Any new securities acquired after the qualifying change in ownership do not form part of the pre-change asset. Where securities are acquired after the qualifying change of ownership they form a single, pooled asset, separate from those forming the pre-change pool.

Disposals of securities from both a pre-change pool and another pool are identified firstly with the asset that is not the pre-change asset. Where the number of securities disposed of exceeds the number comprised in the other pool, the excess is identified with securities from the pre-change pool. Subject to this general order of priority, all other rules regarding the identification of shares disposed of will continue to apply (CG50500+).

The order of priority explained above cannot be overridden, for example where a sale agreement relates to specifically identified share or bond certificates, provided the relevant securities are all held by the company in the same capacity. This final proviso ensures that a disposal of shares held in a nominee capacity, for example, will only be identified with the total holding as nominee where other shares of the same class are held beneficially.

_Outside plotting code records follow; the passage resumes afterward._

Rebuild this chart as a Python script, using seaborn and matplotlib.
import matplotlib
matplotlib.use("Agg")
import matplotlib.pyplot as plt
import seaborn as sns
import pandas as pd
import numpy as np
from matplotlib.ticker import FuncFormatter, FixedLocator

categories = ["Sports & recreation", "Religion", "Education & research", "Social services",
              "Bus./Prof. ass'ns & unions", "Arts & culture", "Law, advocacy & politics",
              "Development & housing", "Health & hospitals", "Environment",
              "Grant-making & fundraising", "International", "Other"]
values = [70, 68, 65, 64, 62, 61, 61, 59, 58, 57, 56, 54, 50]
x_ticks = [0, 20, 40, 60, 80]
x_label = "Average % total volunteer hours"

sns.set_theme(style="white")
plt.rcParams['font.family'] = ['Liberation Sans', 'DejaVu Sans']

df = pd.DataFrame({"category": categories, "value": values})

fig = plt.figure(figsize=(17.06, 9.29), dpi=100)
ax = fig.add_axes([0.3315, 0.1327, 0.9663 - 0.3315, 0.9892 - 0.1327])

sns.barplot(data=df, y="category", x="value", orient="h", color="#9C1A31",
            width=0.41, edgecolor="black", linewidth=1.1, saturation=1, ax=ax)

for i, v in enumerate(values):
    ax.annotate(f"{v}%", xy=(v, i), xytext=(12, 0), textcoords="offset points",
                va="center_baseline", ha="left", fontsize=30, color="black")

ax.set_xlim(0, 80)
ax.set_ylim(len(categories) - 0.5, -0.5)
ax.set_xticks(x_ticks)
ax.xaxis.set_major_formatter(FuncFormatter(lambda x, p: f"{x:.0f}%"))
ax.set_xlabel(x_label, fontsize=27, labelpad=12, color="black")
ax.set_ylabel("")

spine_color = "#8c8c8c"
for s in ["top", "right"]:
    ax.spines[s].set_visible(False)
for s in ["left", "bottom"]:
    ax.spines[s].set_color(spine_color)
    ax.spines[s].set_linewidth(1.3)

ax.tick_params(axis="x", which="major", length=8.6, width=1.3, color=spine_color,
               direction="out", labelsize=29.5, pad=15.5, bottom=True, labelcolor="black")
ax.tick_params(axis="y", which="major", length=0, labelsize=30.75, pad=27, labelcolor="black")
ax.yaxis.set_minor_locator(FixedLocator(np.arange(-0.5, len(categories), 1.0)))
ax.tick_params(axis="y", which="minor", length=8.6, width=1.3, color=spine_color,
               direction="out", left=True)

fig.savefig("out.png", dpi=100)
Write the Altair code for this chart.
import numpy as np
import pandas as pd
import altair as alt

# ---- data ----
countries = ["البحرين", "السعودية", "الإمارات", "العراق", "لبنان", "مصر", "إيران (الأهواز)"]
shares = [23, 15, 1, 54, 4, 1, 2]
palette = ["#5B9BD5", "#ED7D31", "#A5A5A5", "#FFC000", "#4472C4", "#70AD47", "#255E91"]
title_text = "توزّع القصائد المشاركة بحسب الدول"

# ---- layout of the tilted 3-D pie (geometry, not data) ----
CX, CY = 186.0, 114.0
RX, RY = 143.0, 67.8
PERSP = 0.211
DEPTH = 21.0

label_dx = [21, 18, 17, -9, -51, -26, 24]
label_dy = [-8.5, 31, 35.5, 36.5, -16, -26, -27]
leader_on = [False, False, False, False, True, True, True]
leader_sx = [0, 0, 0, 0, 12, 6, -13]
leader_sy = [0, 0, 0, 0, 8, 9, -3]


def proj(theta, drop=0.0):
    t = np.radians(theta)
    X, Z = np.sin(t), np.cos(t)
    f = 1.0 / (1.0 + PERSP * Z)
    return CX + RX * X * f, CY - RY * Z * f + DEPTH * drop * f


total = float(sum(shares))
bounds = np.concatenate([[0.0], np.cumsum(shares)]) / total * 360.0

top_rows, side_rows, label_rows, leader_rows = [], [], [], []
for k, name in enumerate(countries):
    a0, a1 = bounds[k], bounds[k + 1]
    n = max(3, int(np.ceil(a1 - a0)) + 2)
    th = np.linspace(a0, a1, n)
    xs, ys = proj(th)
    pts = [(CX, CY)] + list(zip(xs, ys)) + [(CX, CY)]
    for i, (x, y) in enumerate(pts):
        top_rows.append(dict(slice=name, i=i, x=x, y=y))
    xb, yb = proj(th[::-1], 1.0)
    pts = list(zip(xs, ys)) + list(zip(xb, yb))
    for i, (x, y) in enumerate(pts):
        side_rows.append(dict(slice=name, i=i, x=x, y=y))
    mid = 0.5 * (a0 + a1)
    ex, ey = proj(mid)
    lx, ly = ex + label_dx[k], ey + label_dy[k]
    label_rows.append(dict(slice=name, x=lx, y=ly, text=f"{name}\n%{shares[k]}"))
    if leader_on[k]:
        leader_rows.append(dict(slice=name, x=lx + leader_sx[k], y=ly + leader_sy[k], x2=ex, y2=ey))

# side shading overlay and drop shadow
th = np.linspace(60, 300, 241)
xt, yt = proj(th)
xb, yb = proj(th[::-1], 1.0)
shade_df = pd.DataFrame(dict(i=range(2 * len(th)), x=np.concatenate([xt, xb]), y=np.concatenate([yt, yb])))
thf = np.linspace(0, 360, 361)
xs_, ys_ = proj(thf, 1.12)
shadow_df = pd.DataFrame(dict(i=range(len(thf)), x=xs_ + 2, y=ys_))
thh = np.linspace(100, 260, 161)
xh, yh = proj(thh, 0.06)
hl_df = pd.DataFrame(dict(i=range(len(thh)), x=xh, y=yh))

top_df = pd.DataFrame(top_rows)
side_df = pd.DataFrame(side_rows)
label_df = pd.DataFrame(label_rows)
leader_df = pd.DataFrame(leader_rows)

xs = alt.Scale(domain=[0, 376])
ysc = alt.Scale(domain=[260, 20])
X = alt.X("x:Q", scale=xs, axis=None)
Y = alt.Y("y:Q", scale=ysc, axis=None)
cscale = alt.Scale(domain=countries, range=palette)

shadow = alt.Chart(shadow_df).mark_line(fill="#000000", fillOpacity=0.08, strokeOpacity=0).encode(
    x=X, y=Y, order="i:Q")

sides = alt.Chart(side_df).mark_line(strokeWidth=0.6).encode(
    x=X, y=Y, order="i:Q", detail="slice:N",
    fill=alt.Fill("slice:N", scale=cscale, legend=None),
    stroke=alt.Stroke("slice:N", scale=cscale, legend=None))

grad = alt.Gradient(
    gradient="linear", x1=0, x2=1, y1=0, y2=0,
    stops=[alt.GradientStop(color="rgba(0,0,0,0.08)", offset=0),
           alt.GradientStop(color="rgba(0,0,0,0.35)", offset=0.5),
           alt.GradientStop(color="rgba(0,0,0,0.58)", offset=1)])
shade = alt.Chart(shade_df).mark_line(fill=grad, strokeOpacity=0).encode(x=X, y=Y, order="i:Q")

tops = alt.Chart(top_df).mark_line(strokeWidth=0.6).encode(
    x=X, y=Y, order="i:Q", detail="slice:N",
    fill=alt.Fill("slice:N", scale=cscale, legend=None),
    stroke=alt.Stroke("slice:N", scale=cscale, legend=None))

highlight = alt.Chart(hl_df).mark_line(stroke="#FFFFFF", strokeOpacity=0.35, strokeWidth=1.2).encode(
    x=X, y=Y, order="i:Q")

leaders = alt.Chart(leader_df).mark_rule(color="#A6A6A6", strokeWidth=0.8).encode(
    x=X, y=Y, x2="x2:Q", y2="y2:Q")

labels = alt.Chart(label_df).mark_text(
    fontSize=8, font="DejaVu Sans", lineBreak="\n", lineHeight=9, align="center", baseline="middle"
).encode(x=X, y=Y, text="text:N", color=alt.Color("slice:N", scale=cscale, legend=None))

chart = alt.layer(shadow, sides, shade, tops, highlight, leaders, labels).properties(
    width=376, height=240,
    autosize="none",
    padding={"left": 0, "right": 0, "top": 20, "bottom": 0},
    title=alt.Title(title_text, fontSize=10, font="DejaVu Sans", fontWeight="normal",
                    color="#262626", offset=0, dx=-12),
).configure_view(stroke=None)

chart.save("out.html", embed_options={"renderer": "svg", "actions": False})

Section 184F TCGA 1992 takes priority over other identification rules in Chapter 1, Part 4 in cases where sections 184A or B TCGA 1992 are capable of taking effect. If section 184A TCGA 1992 is not in point (say because there were no arrangements for the purpose of securing a tax advantage) then the ordinary share identification rules apply (see CG50500+).

Section 184F(7) TCGA 1992 defines ‘pre-change asset’ and ‘securities’ for the purposes of new section 184F TCGA 1992. ‘Pre-change asset’ has the same meaning as for new sections 184A and 184B TCGA 1992 (see CG47032). ‘Securities’ broadly means any shares or securities of a company, but not relevant securities for the purpose of section 108 TCGA 1992 (qualifying corporate bonds and certain interests in non-qualifying offshore funds).

In common with the ordinary share identification rules in CG50500+, section 184F(8) TCGA 1992 explains that shares or securities of a company are treated as being of the same class where they are, or would be, so treated by the practice of a recognised Stock Exchange.